The Federal Reserve faces renewed inflationary pressure as the latest government data reveals a significant acceleration in consumer prices for March, casting doubt on the timeline for potential interest rate cuts. Despite recent moderation in wholesale inflation and oil prices, the persistent strength in key consumer categories presents a complex challenge for policymakers.
Inflation Data Presents Mixed Signals
According to the Labor Department, the Consumer Price Index (CPI) increased 0.9% in March from the previous month, translating to a 3.3% annual gain. The most dramatic component was a 21.2% monthly surge in gasoline prices, representing the largest single-month increase since record-keeping began in 1967. Overall energy costs advanced 10.9%, with gasoline accounting for nearly three-quarters of the total monthly CPI increase.
Beneath the headline numbers, some categories showed more moderate trends. The core CPI, which excludes volatile food and energy components, rose 0.2% for the month and 2.6% over the past year. Shelter costs increased 0.3%, while airline fares jumped 2.7% and apparel prices added 1.0%. Offsetting these gains, food-at-home prices declined 0.2% and used vehicle costs edged down 0.4%.
Policy Implications and Fed Communications
The timing of this inflation report creates particular complications for Federal Reserve officials, who are scheduled to convene for their policy meeting on April 28-29. Just one day after that meeting concludes, the central bank's preferred inflation gauge—the Personal Consumption Expenditures (PCE) index—will be released on April 30. Economists anticipate the core PCE measure may have accelerated to approximately 3.2% year-over-year, which would mark its highest level in two years.
Chicago Fed President Austan Goolsbee has warned that if elevated oil prices persist and inflation remains stubbornly above the Fed's 2% target, the initiation of rate cuts could be delayed until 2027. This contrasts with more optimistic assessments, including from former Treasury Secretary Janet Yellen, who still sees potential for a single rate reduction this year, though she characterizes the economic impact of ongoing conflicts as a "broad supply shock."
Producer Prices and Commodity Dynamics
Tuesday's separate report on producer prices offered a somewhat contrasting picture, with wholesale inflation rising 0.5% in March, below the 1.1% forecast.

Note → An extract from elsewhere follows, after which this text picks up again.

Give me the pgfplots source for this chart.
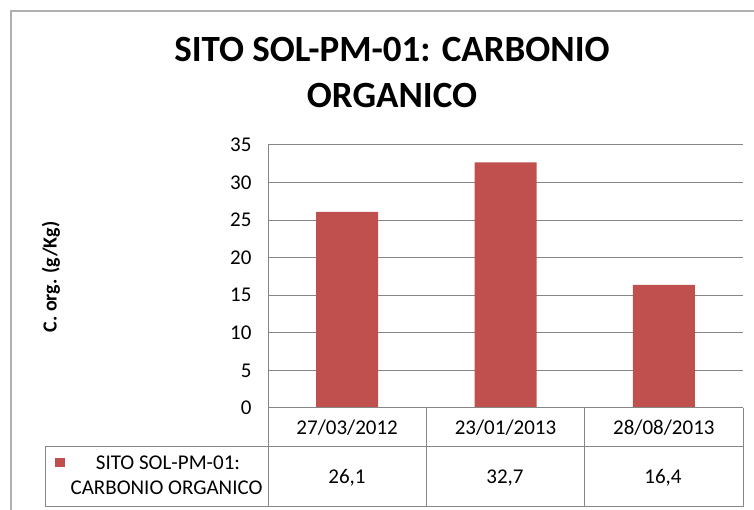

Analysts noted that some tariff-related pressures appeared to be easing, though most economists remain focused on the consumer-side data as more indicative of persistent inflationary trends.
Energy markets have shown recent volatility, with Brent crude declining for two consecutive sessions to settle near $94.63 per barrel, while U.S. crude hovered around $90.58. Traders are monitoring potential diplomatic developments between the U.S. and Iran, though shipping disruptions in the Strait of Hormuz continue, and Washington maintains restrictions on Iranian oil exports.
Broader Economic Context and Risks
The inflation dilemma extends beyond U.S. borders. The International Monetary Fund recently revised its global growth projection for 2026 downward to 3.1%, assuming contained geopolitical conflicts, while warning of more severe consequences if energy supplies remain unstable. European Central Bank President Christine Lagarde has indicated it's premature to determine whether the eurozone will require tighter monetary policy to counteract rising fuel costs.
Market participants are closely watching the interplay between energy costs and broader economic impacts. Economists caution that if current diplomatic efforts falter and transit conditions worsen, rising expenses for jet fuel, diesel, fertilizers, and plastics could translate into higher prices for airline tickets, shipping fees, and consumer goods in coming months.
Market Outlook and Forward Guidance
The March CPI report has fundamentally altered expectations for the coming weeks. Investors are now focused on the Federal Reserve's late-April meeting, followed by the April 30 PCE data release and the subsequent CPI report scheduled for May 12. These indicators will help determine whether inflationary pressures remain concentrated in energy categories or are spreading more broadly throughout the economy.
Financial analysts describe the current policy discussion as reaching an "awkward spot," with some officials even suggesting that "rates could go up" if economic conditions deteriorate further. The coming weeks will be critical for assessing whether the March inflation surge represents a temporary shock or the beginning of a more sustained trend that could delay monetary policy normalization.